Below you’ll find a step-by-step accounting of the effort. It sure opened my eyes up and gives me a lot more appreciation for handcrafted items. If you’d like to join along…
Now, many people have their favorite thing to shop for. My passion is shiny objects from a craft store, but I am also addicted to online beads and baubles. That may sound fun (and it is), but there’s a lot more to it than that. Here’s a rundown:
- Drive to the nearest bead store (20 miles away).
- Pick a string of beads (and another, and another … and charms, findings, pendants, wire, etc.).
- Wait in line.
- Hope I have a coupon.
- Use my credit card ? (I keep forgetting I’m retired. ?)
- Drive my new goodies home.
- Run my fingers through their shiny goodness and dream of all the possibilities.
I can’t leave the beads sitting in a pile, right? (Although I’ll admit, sometimes I do.)
So I have to:
- Count the number of beads on the string.
- Make a label that includes the price, the number of beads, and a description of the beads.
- Put the beads in a tiny plastic bag.
- Enter the beads into a database (with the 7700+ other beads), so I can price out the piece of jewelry that I make later.
- Put the beads (organized by color) into one of the tiny warehouses covering my wall. Include a string of beads to the front of the drawer for i.d.
- Pay the credit card bill. ?
- Regret buying more beads in the middle of the night. ?
Lights … Camera … (In)action!
It’s pretty easy to pick out the focal point for earrings (or necklaces). Fun even. I go through my containers and get inspired. Okay, more beads need to be added.
So now I:
- Stand in front of a wall of beads. And stand there. And try to pick a color that complements the focal piece.
- Yay, I found something!
- I cut the craft wire to 4″.
- Using the Wubbers (roundy pliers), I prepare an end for wrapping up the focal piece. Bend. Twist. Wrap. Cut. Crimp.

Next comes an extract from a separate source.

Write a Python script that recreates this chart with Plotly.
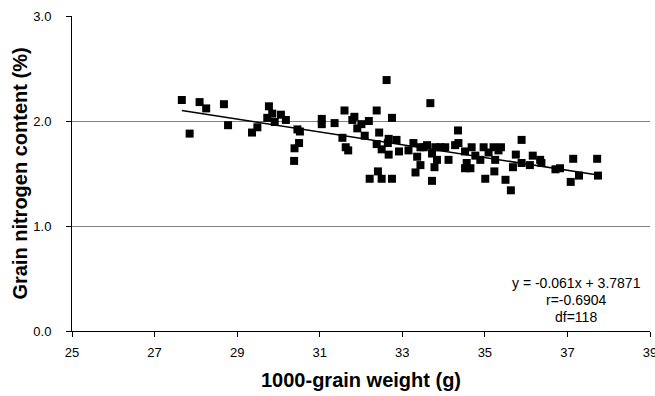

- Damn, I forgot to add the focal piece. Got distracted. Start over. (Luckily, that doesn’t happen too often.)
- Add the complementary beads. Yuck. I don’t like it. Start over.
- Yay, I found something!
- Finish up the ear wire side. Bend. Twist. Wrap. Cut. Crimp.
- Add an ear wire.
- Now do the other earring. Can’t wear just one! Well, I guess you could.
- Keep track of all the part numbers (bead identification) and how many I used. This goes on a 3×5 card. The earrings get a name (not always easy). Place them in a snack-size Ziplock bag for safekeeping (and to keep them shiny) until I can price them out.
Price It Out
One of my least favorite things to do. There are so many suggestions out there on how to price jewelry. I try to be systematic about it. Like any other product you buy at the store, some beads are expensive, and some are not. I use a database (that I designed) to enter all the information.
- SKU number.
- Name of the piece.
- Type of piece.
- Length of the piece.
- Then I have to call up each bead, crimp, wire, etc., that I used.
- From there, I get my cost. Then I have to figure out the price.
- Get out an earring card and label it with the SKU, name, and price. Add the ear nuts.
Lights … Camera … Photography!
Oh, my gosh. This has been the hardest part! I bought a nice Canon DSLR. I bought a fancy light umbrella and a boom to hold it. I watched webinars and classes on jewelry photography. The hardest part? Getting the white balance correct so the jewelry comes out the correct color.
So I have to:
- Get out the camera and make sure the battery is charged. Charge the extra batteries, as well.
- Set up the boom with the light source.
- Iron the backdrops.
- Hook up the camera and computer to each other.
- Shoot the product pictures.
- Then, set up the props and shoot the lifestyle photos.
- Edit the pictures in Photoshop:
- Rename the images
- Crop the images
- Resize the images
- Save as .jpg
- Load up on my server
Add the Created Jewelry to my Website
I thought this was going to be the easy part. Until I started doing it. I need to:
- Add the tags, categories, main image, gallery images, related product images, attributes (color, length, materials used, price, etc.).
- Write a catchy short description (the hard part).
- Write a long description that includes describing all the beads and charms used in the earrings (the harder part).
And Then do Some Marketing …
… and advertising. Perhaps I should …
- Post on Facebook.
- Post on Instagram.
- Post on Pinterest.
- Email my Bead Wild Tribe.
- Hope they open the email.
- Hope they are happy and like my new products (and buy some!).
And if I Sell a Piece of Jewelry …
… that’s awesome! And THEN I get to:
- Wrap the jewelry in a box with tissue paper, business card, free gift(!).
- Put it in the shipping box; tape it up; address it.
- Drive to the post office.
- Email the purchaser.
- Hope it gets there.
- Hope they are happy.
And that’s probably not all there is … but you get the idea.